On page 26 of "How To Find Giant Bucks", Kirt Darner writes;


"One year I killed a 39 inch wide monarch within long rifle range of the road, and the next year in the same place I shot a gigantic 38 incher with an incredible non-typical rack. The cover photograph of this book shows me with that second buck."
 
Anyone have a copy of that September 1990 Arizona Hunter & Angler article?
 
Red Rabbit,

I think your right on... It does look like the photo on the book and in front of the barn WERE took on the same day... In the photo on the cover, he has his rifle on one shoulder and his binoculars on the other... In the photo in front of the barn, he also has his rifle and binoculars... Plus like you mentioned... Same clothes, hat, and hair length...

Justin
 
Wow! Plus the mounted deer next to him on the barn looks to be posed exactly like the "dead" one on the books cover. Great taxidermy work! {sarcasm/on}It looks so lifelike!{sarcasm/off}

Chef
"I Love Animals...They're Delicious!"
 
this is a sad, sad day...even with all of the evidence pointing to something not being right with Darner I was holding a little glimmer of hope that he was legit---until this post, kind of like finding out when you were a kid that Santa isn't real...
 
LAST EDITED ON May-04-06 AT 02:32PM (MST)[p]>this is a sad, sad day...even
>with all of the evidence
>pointing to something not being
>right with Darner I was
>holding a little glimmer of
>hope that he was legit---until
>this post, kind of like
>finding out when you were
>a kid that Santa isn't
>real...

What planet have you been on?
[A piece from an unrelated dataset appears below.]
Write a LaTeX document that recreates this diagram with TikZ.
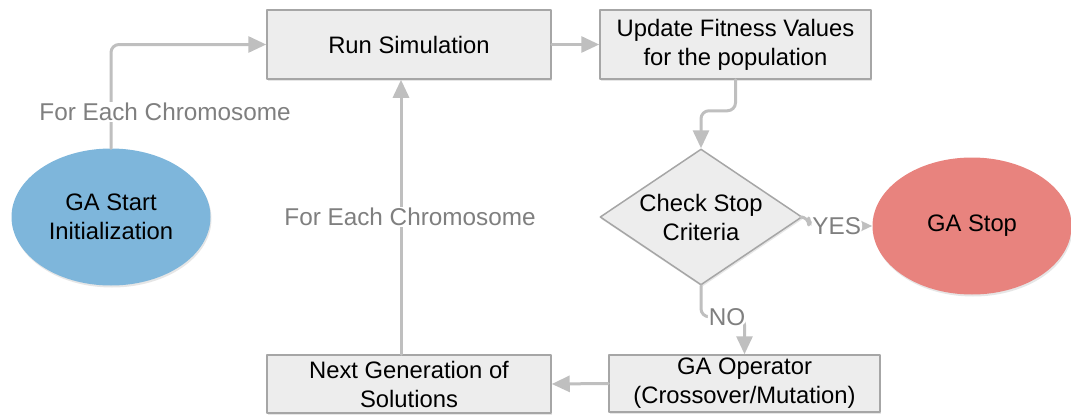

This is old news. Nice to see the pictures together, but still old news....
 
IF YOUR GOING TO BE A BEAR BE A GRIZZLY BEAR!
The sad thing about Darner is he took advantage of Mr Larocco and used him to try and make himself look legit. Everybody has an ego but Kirt used his to make money off of a trusting guy like Rich. I know Rich and if he would have even had a doubt he would not have went forward with his book
 
old news but for me this is the first time I've SEEN something concrete with my own eyes....
 
Let me just say something my grandfather always said

If you're a liar you're a thief & if you're a thief you a liar!
The two go hand in hand period??.
 
Great pics--thanks for posting

Not related to Darner--

Good site for Federal poaching cases, both historical and breaking cases: www.fwoa.org

Do a search under "mule deer"

You just might see some names that you'll recognize
 
In Kirts book, "Hunting the Rockies". Look at the two pictures of his Utah non-typical and the Colorado typical. Same rock their sitting on and same tree in the background. It even looks like he is wearing the same clothes in these two pictures.